Setting Financial Goals

Effective money management is driven by goals. What do you want your money to do for you? Whether it's buying a home, funding retirement, paying for education, or traveling, having specific, measurable, achievable, relevant, and time-bound (SMART) financial goals gives purpose to your budgeting and saving efforts. Break down large goals into smaller, manageable steps. For example, if you want a down payment on a house in five years, calculate how much you need to save each month. Regularly review your progress towards your goals and make adjustments to your plan as needed.

Saving and Investing for the Future

Saving is not just for emergencies; it's for future purchases and long-term growth. Once your emergency fund is established and high-interest debt is under control, start focusing on saving for your goals and investing. Investing allows your money to grow over time, potentially outpacing inflation. Explore different investment options based on your risk tolerance and time horizon, such as retirement accounts (401(k), IRA), index funds, or mutual funds. Consider seeking advice from a financial advisor to create an investment strategy tailored to your needs. Start early, even with small amounts, as the power of compounding can significantly boost your returns over decades.

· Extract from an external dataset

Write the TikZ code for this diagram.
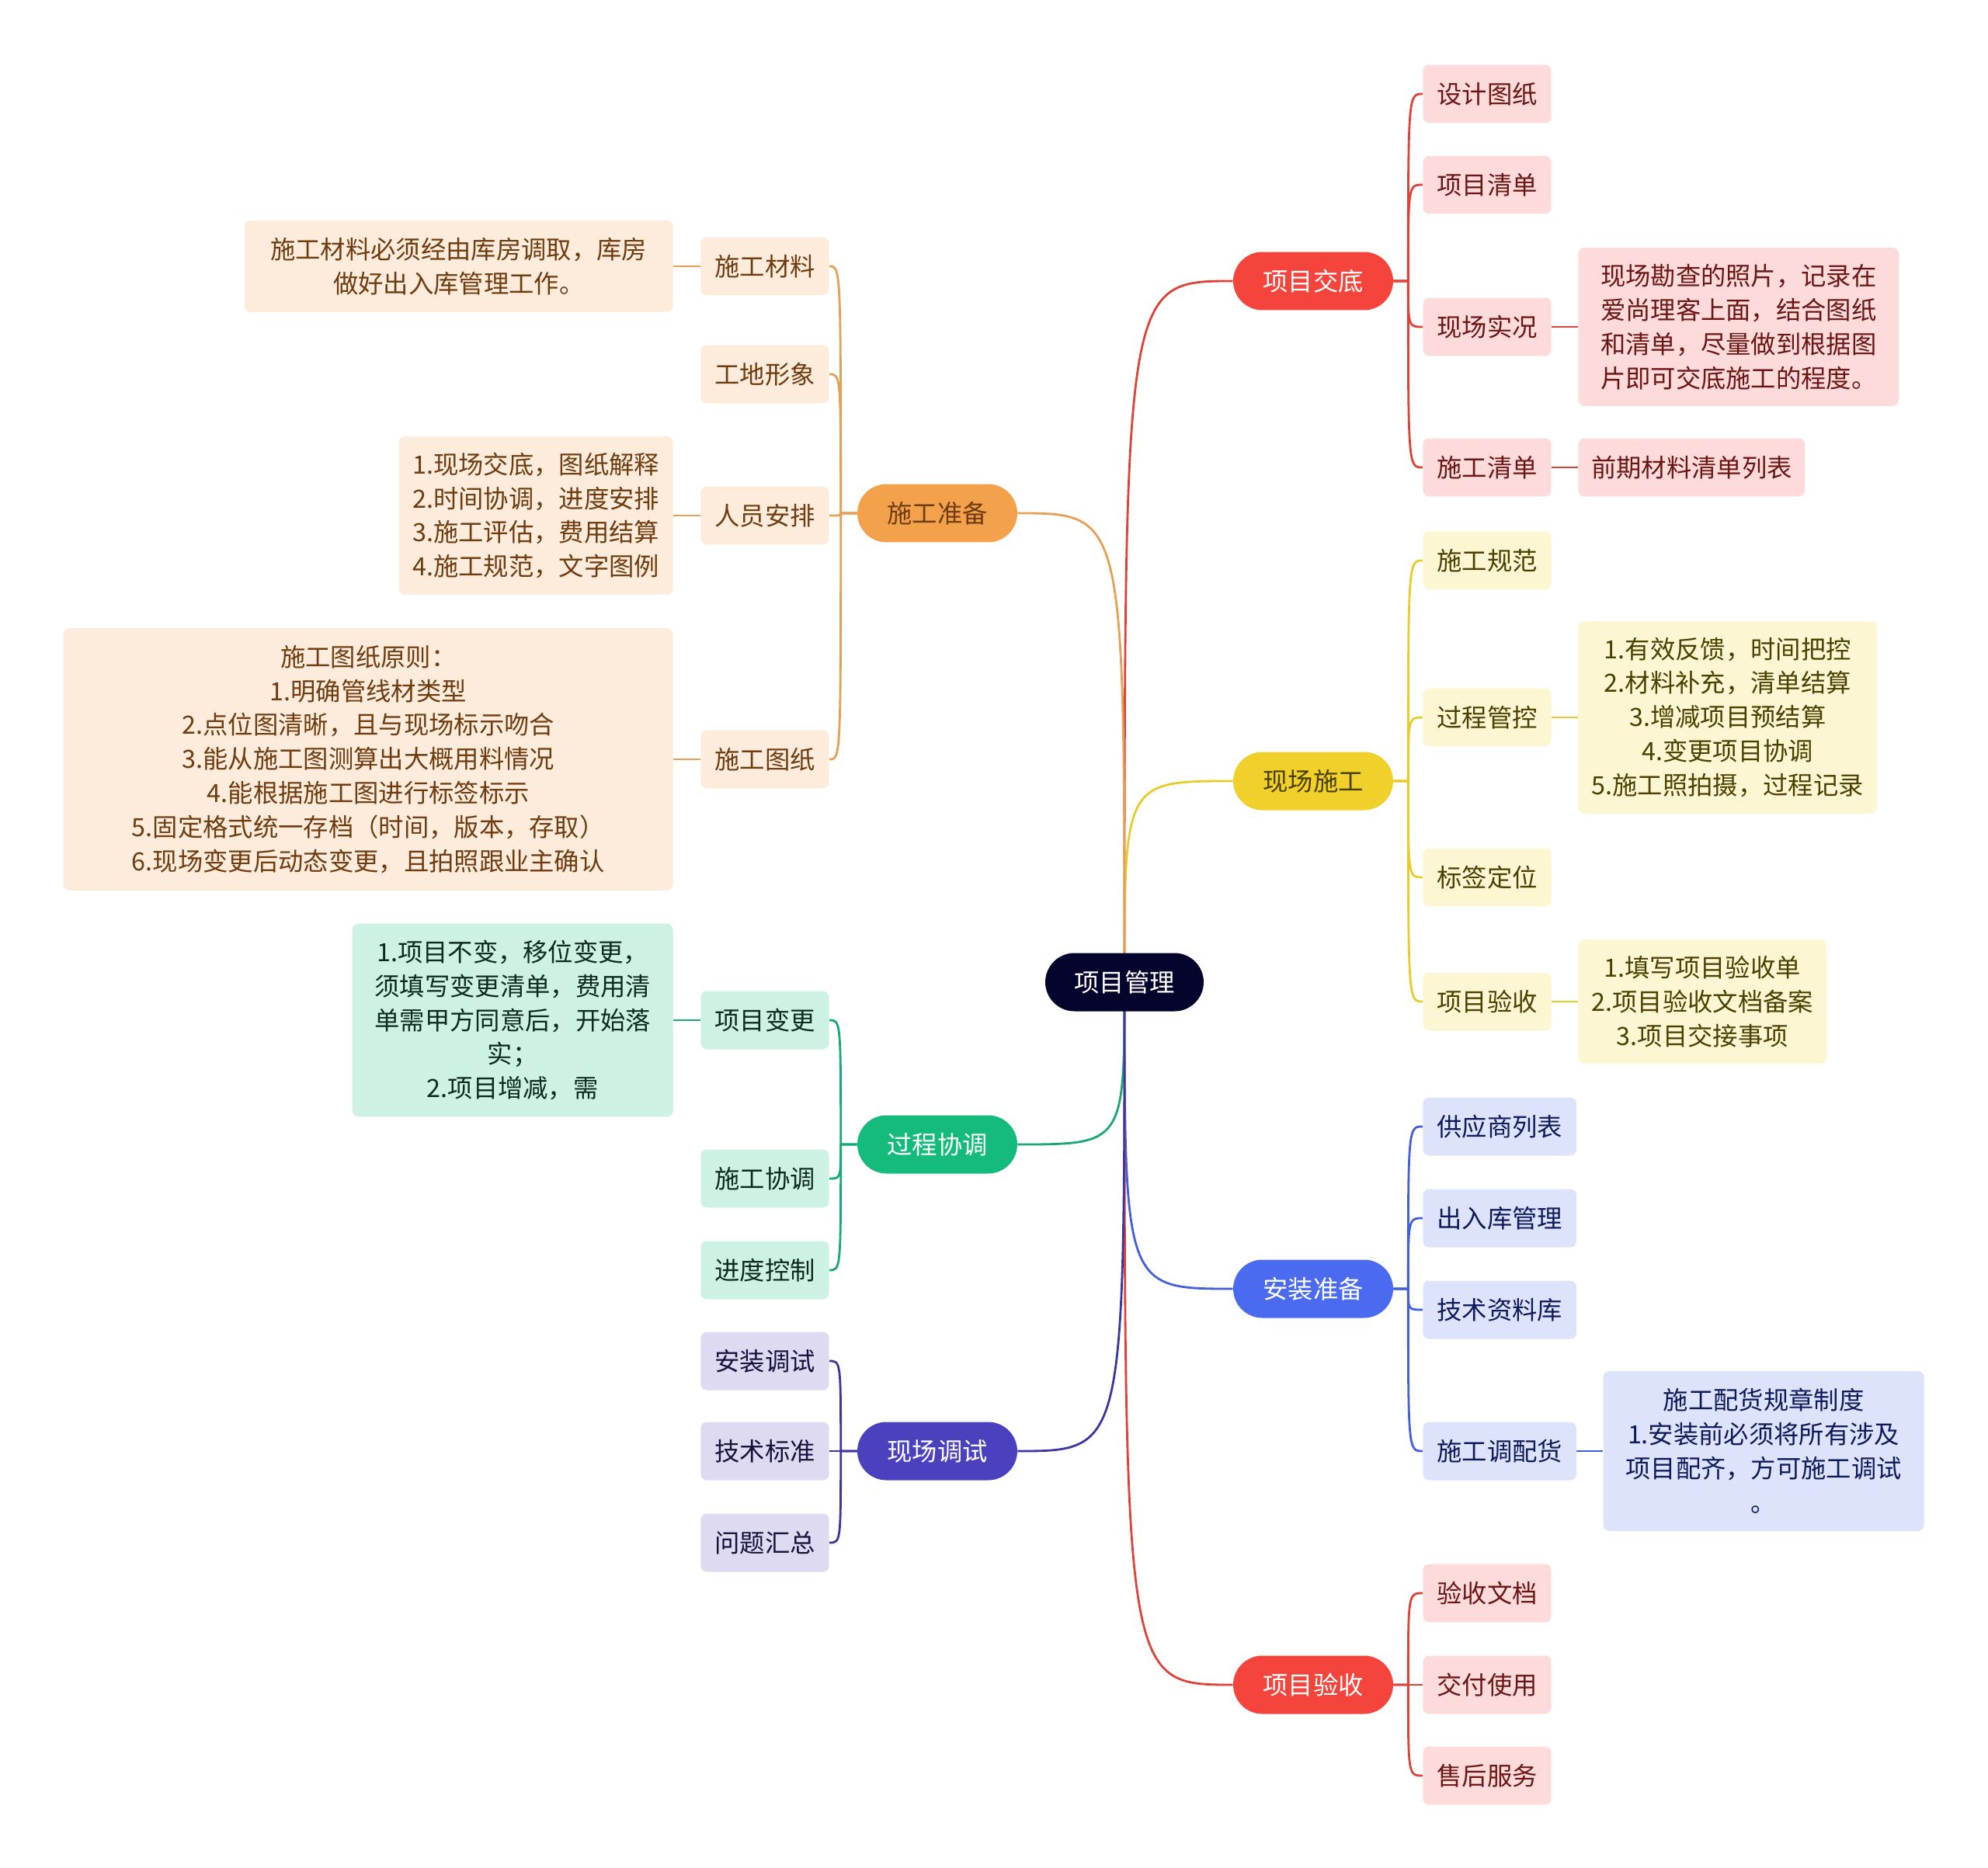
\documentclass[tikz,border=0pt]{standalone}
\usepackage{fontspec}
\setmainfont{Noto Sans CJK SC}
\usetikzlibrary{positioning, backgrounds}
\definecolor{rootnavy}{HTML}{04042C}
\definecolor{redmain}{HTML}{F4443B}
\definecolor{redwire}{HTML}{DC4439}
\definecolor{redlight}{HTML}{FDDBDB}
\definecolor{redtext}{HTML}{6B1515}
\definecolor{yellowmain}{HTML}{F1D02C}
\definecolor{yellowwire}{HTML}{E8CC2E}
\definecolor{yellowlight}{HTML}{FDF6D3}
\definecolor{yellowtext}{HTML}{4A4000}
\definecolor{bluemain}{HTML}{4A6BF0}
\definecolor{bluewire}{HTML}{4460D8}
\definecolor{bluelight}{HTML}{DCE3FB}
\definecolor{bluetext}{HTML}{0E1A5A}
\definecolor{orangemain}{HTML}{F3A14B}
\definecolor{orangewire}{HTML}{E6A055}
\definecolor{orangelight}{HTML}{FDEBDB}
\definecolor{orangetext}{HTML}{6E3C0F}
\definecolor{greenmain}{HTML}{14BB7C}
\definecolor{greenwire}{HTML}{17A874}
\definecolor{greenlight}{HTML}{CDF2E3}
\definecolor{greentext}{HTML}{0D2A1F}
\definecolor{purplemain}{HTML}{4B40BE}
\definecolor{purplewire}{HTML}{3E36A0}
\definecolor{purplelight}{HTML}{DDDAF1}
\definecolor{purpletext}{HTML}{15123C}

\begin{document}
\begin{tikzpicture}[
    x=0.02cm, y=-0.02cm,
    font=\fontsize{18.4}{25}\selectfont,
    pill/.style={rectangle, rounded corners=0.75cm, minimum width=4.12cm, minimum height=1.5cm, inner sep=0pt},
    kid/.style={rectangle, rounded corners=0.16cm, minimum height=1.5cm, inner xsep=0.36cm, inner ysep=0pt, anchor=west},
    lkid/.style={kid, anchor=east},
    note/.style={rectangle, rounded corners=0.16cm, align=center, inner sep=0pt},
    link/.style={line width=1.6pt},
    redkid/.style={kid, fill=redlight, text=redtext},
    rednote/.style={note, fill=redlight, text=redtext},
    redline/.style={link, draw=redwire},
    yellowkid/.style={kid, fill=yellowlight, text=yellowtext},
    yellownote/.style={note, fill=yellowlight, text=yellowtext},
    yellowline/.style={link, draw=yellowwire},
    bluekid/.style={kid, fill=bluelight, text=bluetext},
    bluenote/.style={note, fill=bluelight, text=bluetext},
    blueline/.style={link, draw=bluewire},
    orangekid/.style={lkid, fill=orangelight, text=orangetext},
    orangenote/.style={note, fill=orangelight, text=orangetext},
    orangeline/.style={link, draw=orangewire},
    greenkid/.style={lkid, fill=greenlight, text=greentext},
    greennote/.style={note, fill=greenlight, text=greentext},
    greenline/.style={link, draw=greenwire},
    purplekid/.style={lkid, fill=purplelight, text=purpletext},
    purpleline/.style={link, draw=purplewire}
]
\useasboundingbox (0,0) rectangle (2560,2406);

% root
\node[pill, minimum width=4.08cm, fill=rootnavy, text=white] (root) at (1448,1265) {项目管理};

% main branches
\node[pill, fill=redmain, text=white] (jiaodi) at (1691,362) {项目交底};
\node[pill, fill=yellowmain, text=yellowtext] (shigong) at (1691,1006) {现场施工};
\node[pill, fill=bluemain, text=white] (anzhuang) at (1691,1660) {安装准备};
\node[pill, fill=redmain, text=white] (yanshou) at (1691,2170) {项目验收};
\node[pill, fill=orangemain, text=orangetext] (zhunbei) at (1207,661) {施工准备};
\node[pill, fill=greenmain, text=white] (xietiao) at (1207,1474) {过程协调};
\node[pill, fill=purplemain, text=white] (tiaoshi) at (1207,1869) {现场调试};

% 项目交底
\node[redkid] (sjtz) at (1832,121) {设计图纸};
\node[redkid] (xmqd) at (1832,238) {项目清单};
\node[redkid] (xcsk) at (1832,421) {现场实况};
\node[redkid] (sgqd) at (1832,602) {施工清单};
\node[rednote, minimum width=8.26cm, minimum height=4.08cm, right=0.68cm of xcsk] (n-xcsk)
    {现场勘查的照片，记录在\\爱尚理客上面，结合图纸\\和清单，尽量做到根据图\\片即可交底施工的程度。};
\node[rednote, minimum width=5.84cm, minimum height=1.5cm, right=0.68cm of sgqd] (n-sgqd) {前期材料清单列表};

% 现场施工
\node[yellowkid] (sggf) at (1832,722) {施工规范};
\node[yellowkid] (gcgk) at (1832,924) {过程管控};
\node[yellowkid] (bqdw) at (1832,1130) {标签定位};
\node[yellowkid] (xmys) at (1832,1290) {项目验收};
\node[yellownote, minimum width=7.7cm, minimum height=4.96cm, right=0.68cm of gcgk] (n-gcgk)
    {1.有效反馈，时间把控\\2.材料补充，清单结算\\3.增减项目预结算\\4.变更项目协调\\5.施工照拍摄，过程记录};
\node[yellownote, minimum width=6.4cm, minimum height=3.2cm, right=0.68cm of xmys] (n-xmys)
    {1.填写项目验收单\\2.项目验收文档备案\\3.项目交接事项};

% 安装准备
\node[bluekid] (gysl) at (1832,1451) {供应商列表};
\node[bluekid] (crkg) at (1832,1569) {出入库管理};
\node[bluekid] (jszl) at (1832,1687) {技术资料库};
\node[bluekid] (sgdp) at (1832,1869) {施工调配货};
\node[bluenote, minimum width=8.26cm, minimum height=4.12cm, right=0.68cm of sgdp] (n-sgdp)
    {施工配货规章制度\\1.安装前必须将所有涉及\\项目配齐，方可施工调试\\。};

% 项目验收
\node[redkid] (ysdw) at (1832,2052) {验收文档};
\node[redkid] (jfsy) at (1832,2170) {交付使用};
\node[redkid] (shfw) at (1832,2287) {售后服务};

% 施工准备
\node[orangekid] (sgcl) at (1068,343) {施工材料};
\node[orangekid] (gdxx) at (1068,482) {工地形象};
\node[orangekid] (ryap) at (1068,664) {人员安排};
\node[orangekid] (sgtz) at (1068,978) {施工图纸};
\node[orangenote, minimum width=11.04cm, minimum height=2.36cm, left=0.7cm of sgcl] (n-sgcl)
    {施工材料必须经由库房调取，库房\\做好出入库管理工作。};
\node[orangenote, minimum width=7.06cm, minimum height=4.08cm, left=0.7cm of ryap] (n-ryap)
    {1.现场交底，图纸解释\\2.时间协调，进度安排\\3.施工评估，费用结算\\4.施工规范，文字图例};
\node[orangenote, minimum width=15.7cm, minimum height=6.76cm, left=0.7cm of sgtz] (n-sgtz)
    {施工图纸原则：\\1.明确管线材类型\\2.点位图清晰，且与现场标示吻合\\3.能从施工图测算出大概用料情况\\4.能根据施工图进行标签标示\\5.固定格式统一存档（时间，版本，存取）\\6.现场变更后动态变更，且拍照跟业主确认};

% 过程协调
\node[greenkid] (xmbg) at (1068,1314) {项目变更};
\node[greenkid] (sgxt) at (1068,1518) {施工协调};
\node[greenkid] (jdkz) at (1068,1636) {进度控制};
\node[greennote, minimum width=8.26cm, minimum height=4.98cm, left=0.7cm of xmbg] (n-xmbg)
    {1.项目不变，移位变更，\\须填写变更清单，费用清\\单需甲方同意后，开始落\\实；\\2.项目增减，需};

% 现场调试
\node[purplekid] (azts) at (1068,1753) {安装调试};
\node[purplekid] (jsbz) at (1068,1869) {技术标准};
\node[purplekid] (wthz) at (1068,1987) {问题汇总};

% connectors
\begin{scope}[on background layer]
\draw[redline] (root.center) .. controls (root.center |- jiaodi.west) .. (jiaodi.west);
\draw[yellowline] (root.center) .. controls (root.center |- shigong.west) .. (shigong.west);
\draw[blueline] (root.center) .. controls (root.center |- anzhuang.west) .. (anzhuang.west);
\draw[redline] (root.center) .. controls (root.center |- yanshou.west) .. (yanshou.west);
\draw[orangeline] (root.center) .. controls (root.center |- zhunbei.east) .. (zhunbei.east);
\draw[greenline] (root.center) .. controls (root.center |- xietiao.east) .. (xietiao.east);
\draw[purpleline] (root.center) .. controls (root.center |- tiaoshi.east) .. (tiaoshi.east);

\foreach \k in {sjtz, xmqd, xcsk, sgqd}
  \draw[redline] (jiaodi.east) -- ++(19,0) coordinate (s) .. controls (s |- \k.west) .. (\k.west);
\foreach \k in {sggf, gcgk, bqdw, xmys}
  \draw[yellowline] (shigong.east) -- ++(19,0) coordinate (s) .. controls (s |- \k.west) .. (\k.west);
\foreach \k in {gysl, crkg, jszl, sgdp}
  \draw[blueline] (anzhuang.east) -- ++(19,0) coordinate (s) .. controls (s |- \k.west) .. (\k.west);
\foreach \k in {ysdw, jfsy, shfw}
  \draw[redline] (yanshou.east) -- ++(19,0) coordinate (s) .. controls (s |- \k.west) .. (\k.west);
\foreach \k in {sgcl, gdxx, ryap, sgtz}
  \draw[orangeline] (zhunbei.west) -- ++(-21,0) coordinate (s) .. controls (s |- \k.east) .. (\k.east);
\foreach \k in {xmbg, sgxt, jdkz}
  \draw[greenline] (xietiao.west) -- ++(-21,0) coordinate (s) .. controls (s |- \k.east) .. (\k.east);
\foreach \k in {azts, jsbz, wthz}
  \draw[purpleline] (tiaoshi.west) -- ++(-21,0) coordinate (s) .. controls (s |- \k.east) .. (\k.east);

% notes
\draw[redline] (xcsk.east) -- (n-xcsk.west);
\draw[redline] (sgqd.east) -- (n-sgqd.west);
\draw[yellowline] (gcgk.east) -- (n-gcgk.west);
\draw[yellowline] (xmys.east) -- (n-xmys.west);
\draw[blueline] (sgdp.east) -- (n-sgdp.west);
\draw[orangeline] (sgcl.west) -- (n-sgcl.east);
\draw[orangeline] (ryap.west) -- (n-ryap.east);
\draw[orangeline] (sgtz.west) -- (n-sgtz.east);
\draw[greenline] (xmbg.west) -- (n-xmbg.east);
\end{scope}

\end{tikzpicture}
\end{document}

Continuously Educating Yourself

The financial landscape is constantly evolving. Make it a habit to continuously educate yourself about personal finance. Read books, follow reputable financial blogs, listen to podcasts, and take online courses. Understanding topics like inflation, taxes, insurance, and market fluctuations will empower you to make better financial decisions throughout your life. The more you know, the more confident you will become in managing your money effectively and building a secure future for yourself and your family.

Implementing these smart money management tips requires discipline and consistency, but the rewards – reduced stress, increased security, and progress towards your goals – are well worth the effort. Start with small steps, stay informed, and commit to improving your financial habits over time. Your financial future is in your hands.